Monday, March 30, 2015

1991 Steve Potts CCR

The cult of WTB and all things NorCal has long touted the work of one Steve Potts and some of the best there is. Of course like most good things one of Steve's bikes is not easy to get a hold. I was quite lucky when a good friend who happens to be up at night pointed out this bike on eBay in a very attractively priced auction. The bike was being sold as local pickup only, and it just so happened I was travelling to that part of the country the following week. This is how I found the bike living in North Carolina, still with the original owner.

Although the build left a lot to be desired all the important parts were there (Potts Type II fork and stem, WTB roller cam brakes) and it's easy to see that this serious race machine was just waiting to be put back on the trail. I had been saving some WTB parts for just such an occasion and had visions of an all WTB equipped build. Seems like something that any fan of vintage mountain bikes should do at some point in time. In the end the only part I wasn't quite able to source was the WTB fixed angle seat post. The final build which I raced this past weekend at the Keyesville classic consisted of Suntour XC-PRO drivetrain, Specialized forged cranks, WTB classic hubs on Bontrager rolled down MA40 rims, WTB Chris King headset, WTB Titanium handlebar, Suntour XC-PRO post, WTB SST saddle and Ritchey Megabite Z-Max WCS 2.35 tires.

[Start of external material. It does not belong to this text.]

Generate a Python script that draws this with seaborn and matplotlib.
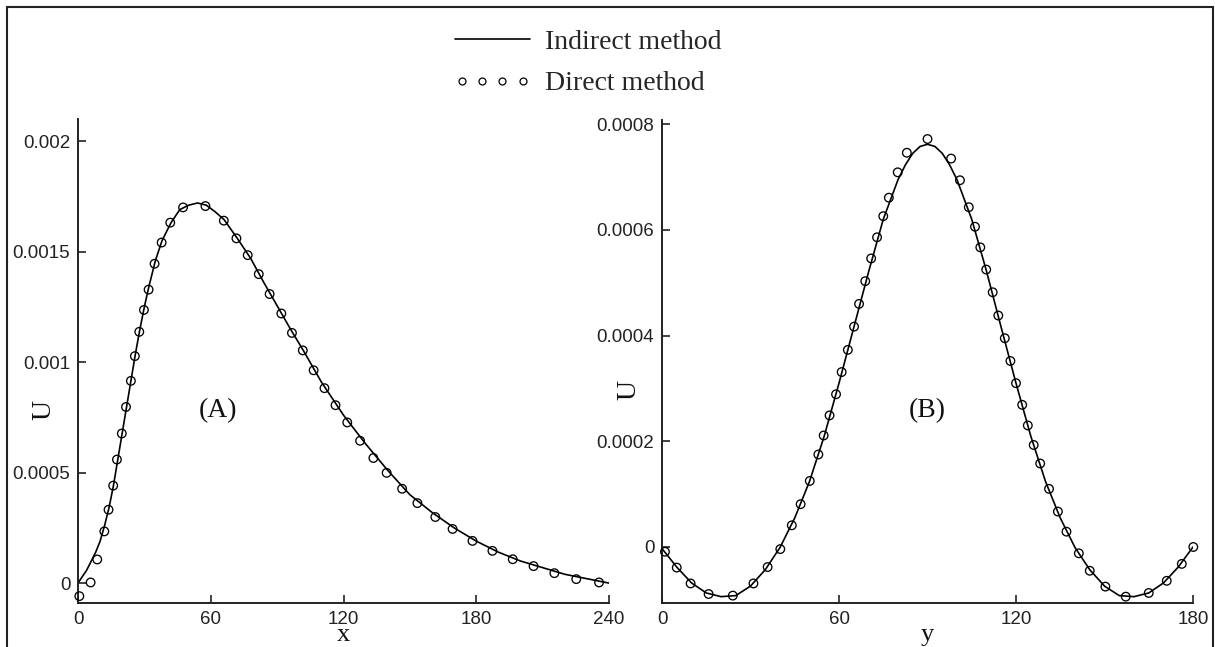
import matplotlib
matplotlib.use("Agg")
import matplotlib.pyplot as plt
import seaborn as sns
from matplotlib.lines import Line2D
from matplotlib.legend_handler import HandlerLine2D

# ---- data ----
# (A) U along x
x_line = [0, 4, 8, 10, 12, 14, 16, 18, 20, 22, 24, 26, 28, 30, 32, 35, 38, 42, 46, 50,
          54, 58, 62, 66, 72, 78, 84, 90, 96, 102, 110, 120, 130, 140, 150, 160, 170,
          180, 190, 200, 210, 220, 230, 240]
u_line_x = [0.0, 0.00006, 0.00014, 0.00019, 0.00026, 0.00034, 0.00044, 0.00056, 0.00068,
            0.00080, 0.00092, 0.00104, 0.00115, 0.00125, 0.00134, 0.00146, 0.00155,
            0.00163, 0.00169, 0.00171, 0.00172, 0.00171, 0.00168, 0.001645, 0.00156,
            0.00147, 0.00136, 0.001255, 0.00115, 0.00105, 0.00091, 0.00076, 0.00063,
            0.00051, 0.00040, 0.00032, 0.00025, 0.00019, 0.00014, 0.00010, 0.00007,
            0.00004, 0.00002, 0.0]
x_pts = [0.6, 5.7, 8.7, 11.9, 13.8, 15.9, 17.6, 19.8, 21.7, 23.9, 25.7, 27.7, 29.8, 31.9,
         34.6, 37.8, 41.7, 47.5, 57.6, 65.9, 71.6, 76.7, 81.7, 86.6, 91.9, 96.7, 101.6,
         106.5, 111.4, 116.4, 121.7, 127.5, 133.5, 139.5, 146.5, 153.4, 161.5, 169.3,
         178.3, 187.3, 196.5, 205.9, 215.3, 225.2, 235.5]
u_pts_x = [-0.000059, 0.000003, 0.000107, 0.000234, 0.000332, 0.000441, 0.000559, 0.000677,
           0.000797, 0.000915, 0.001027, 0.001137, 0.001236, 0.001328, 0.001445, 0.001541,
           0.001631, 0.0017, 0.001706, 0.00164, 0.00156, 0.001484, 0.001398, 0.001308,
           0.00122, 0.001132, 0.001053, 0.000963, 0.000882, 0.000805, 0.000727, 0.000644,
           0.000566, 0.000499, 0.000427, 0.000362, 0.000299, 0.000245, 0.000191, 0.000146,
           0.000108, 0.000077, 0.000045, 0.000018, 0.000003]

# (B) U along y
y_line = [0, 5, 10, 15, 20, 25, 30, 35, 40, 45, 50, 55, 60, 65, 70, 75, 80, 82.5, 85,
          87.5, 90, 92.5, 95, 97.5, 100, 105, 110, 115, 120, 125, 130, 135, 140, 145, 150,
          155, 160, 165, 170, 175, 180]
u_line_y = [-0.03e-4, -0.38e-4, -0.68e-4, -0.87e-4, -0.94e-4, -0.92e-4, -0.74e-4, -0.43e-4,
            -0.01e-4, 0.55e-4, 1.24e-4, 2.10e-4, 3.10e-4, 4.15e-4, 5.20e-4, 6.20e-4, 6.95e-4,
            7.23e-4, 7.45e-4, 7.58e-4, 7.62e-4, 7.58e-4, 7.45e-4, 7.23e-4, 6.95e-4, 6.20e-4,
            5.22e-4, 4.15e-4, 3.10e-4, 2.10e-4, 1.24e-4, 0.55e-4, -0.01e-4, -0.43e-4,
            -0.74e-4, -0.92e-4, -0.94e-4, -0.87e-4, -0.68e-4, -0.38e-4, 0.0]
y_pts = [1.0, 5.0, 9.7, 15.8, 24.0, 31.0, 35.8, 40.1, 44.0, 47.0, 50.1, 53.0, 54.8, 56.8,
         59.0, 60.9, 63.0, 65.1, 66.8, 68.9, 70.9, 72.9, 75.0, 76.9, 79.9, 83.0, 90.0, 98.0,
         101.0, 104.0, 106.1, 107.9, 109.9, 112.1, 114.0, 116.2, 118.1, 120.0, 122.1, 124.0,
         126.0, 128.2, 131.2, 134.2, 137.1, 141.3, 145.0, 150.3, 157.2, 165.0, 171.1, 176.2,
         180.1]
u_pts_y = [-0.09e-4, -0.39e-4, -0.69e-4, -0.89e-4, -0.92e-4, -0.69e-4, -0.38e-4, -0.04e-4,
           0.41e-4, 0.81e-4, 1.25e-4, 1.75e-4, 2.11e-4, 2.49e-4, 2.89e-4, 3.31e-4, 3.73e-4,
           4.17e-4, 4.60e-4, 5.03e-4, 5.46e-4, 5.86e-4, 6.26e-4, 6.61e-4, 7.09e-4, 7.46e-4,
           7.72e-4, 7.35e-4, 6.94e-4, 6.43e-4, 6.06e-4, 5.67e-4, 5.25e-4, 4.82e-4, 4.38e-4,
           3.95e-4, 3.52e-4, 3.10e-4, 2.69e-4, 2.30e-4, 1.93e-4, 1.58e-4, 1.10e-4, 0.67e-4,
           0.29e-4, -0.12e-4, -0.45e-4, -0.75e-4, -0.94e-4, -0.87e-4, -0.64e-4, -0.32e-4, 0.0]

xticks_a = [0, 60, 120, 180, 240]
yticks_a = [0, 0.0005, 0.001, 0.0015, 0.002]
yticklabels_a = ["0", "0.0005", "0.001", "0.0015", "0.002"]
xticks_b = [0, 60, 120, 180]
yticks_b = [0, 0.0002, 0.0004, 0.0006, 0.0008]
yticklabels_b = ["0", "0.0002", "0.0004", "0.0006", "0.0008"]

sns.set_theme(style="ticks")
plt.rcParams["font.family"] = ["Liberation Sans", "DejaVu Sans"]
SERIF = ["Liberation Serif", "DejaVu Serif"]

fig = plt.figure(figsize=(12.15, 6.47), dpi=100)
ax_a = fig.add_axes([78 / 1215, 44 / 647, 531 / 1215, 484 / 647])
ax_b = fig.add_axes([662 / 1215, 44 / 647, 531 / 1215, 483 / 647])


def draw_panel(ax, xl, ul, xp, up, xlabel, tag, ulab_pos):
    sns.lineplot(x=xl, y=ul, ax=ax, color="black", linewidth=1.2, sort=False)
    sns.scatterplot(x=xp, y=up, ax=ax, marker="o", s=38, facecolors="none",
                    edgecolor="black", linewidth=0.95, zorder=3, clip_on=False)
    sns.despine(ax=ax)
    for side in ["left", "bottom"]:
        ax.spines[side].set_linewidth(1.4)
        ax.spines[side].set_color("#222222")
    ax.tick_params(direction="in", length=6, width=1.2, labelsize=13.5,
                   colors="#222222", pad=5.5)
    ax.set_xlabel(xlabel, family=SERIF, fontsize=19, labelpad=-2.5, color="#111111")
    ax.set_ylabel("U", family=SERIF, fontsize=20, color="#111111")
    ax.yaxis.label.set_verticalalignment("center")
    ax.yaxis.set_label_coords(ulab_pos[0], ulab_pos[1])
    ax.text(tag[0], tag[1], tag[2], transform=ax.transAxes, family=SERIF, fontsize=20,
            ha="center", va="center", color="#111111")
    ax.set_facecolor("white")


draw_panel(ax_a, x_line, u_line_x, x_pts, u_pts_x, "x", (0.2637, 0.398, "(A)"), (-0.064, 0.399))
ax_a.set_xlim(0, 240)
ax_a.set_ylim(-0.00009, 0.0021)
ax_a.set_xticks(xticks_a)
ax_a.set_yticks(yticks_a)
ax_a.set_yticklabels(yticklabels_a)

draw_panel(ax_b, y_line, u_line_y, y_pts, u_pts_y, "y", (0.499, 0.398, "(B)"), (-0.062, 0.44))
ax_b.set_xlim(0, 180)
ax_b.set_ylim(-0.000106, 0.000808)
ax_b.set_xticks(xticks_b)
ax_b.set_yticks(yticks_b)
ax_b.set_yticklabels(yticklabels_b)

h_line = Line2D([], [], color="black", linewidth=1.2)
h_pts = Line2D([], [], linestyle="none", marker="o", markersize=5.0,
               markerfacecolor="none", markeredgecolor="black", markeredgewidth=0.9)
fig.legend([h_line, h_pts], ["Indirect method", "Direct method"], loc="center",
           bbox_to_anchor=(588 / 1215, 1 - 63 / 647), frameon=False,
           handler_map={h_line: HandlerLine2D(numpoints=1),
                        h_pts: HandlerLine2D(numpoints=4, marker_pad=0.25)},
           handlelength=2.7, handletextpad=0.55, labelspacing=0.58,
           prop={"family": SERIF, "size": 20})

# thin frame around the picture (left, top, right)
frame = dict(color="#222222", linewidth=1.5, transform=fig.transFigure)
fig.add_artist(Line2D([7 / 1215, 7 / 1215], [0, 1 - 7 / 647], **frame))
fig.add_artist(Line2D([7 / 1215, 1213 / 1215], [1 - 7 / 647, 1 - 7 / 647], **frame))
fig.add_artist(Line2D([1213 / 1215, 1213 / 1215], [0, 1 - 7 / 647], **frame))

fig.savefig("out.png", dpi=100, facecolor="white")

This bike really just looks the part of a vintage race bike. What it lacks in flair and panache it makes up for in spades with elegant lines and subtle finishing touches. I'm a bit backlogged with my more formal ride reports, but I'll try to do that pretty soon. In short summary though, this is a really well balanced bike that feels very at home on smoother trails. I for one feel rather uncomfortable on it when things get a bit technical.

The WTB Ti bar came in days before Keyesville and was really the icing on an already pretty tasty cake.

This is one of my first Suntour XC-PRO equipped bikes, and either I'm not really good at setting up that specific brand of drivetrain or there is a reason it went out of production. I did eventually get it running, but was never really impressed with the overall performance.

These brakes are really something to behold. I think more than 50% of my bikes are now equipped with Roller Cam brakes and I am starting to really like them. Getting them dialed in is still something of an art form that I have yet to master, but I think I'm getting there.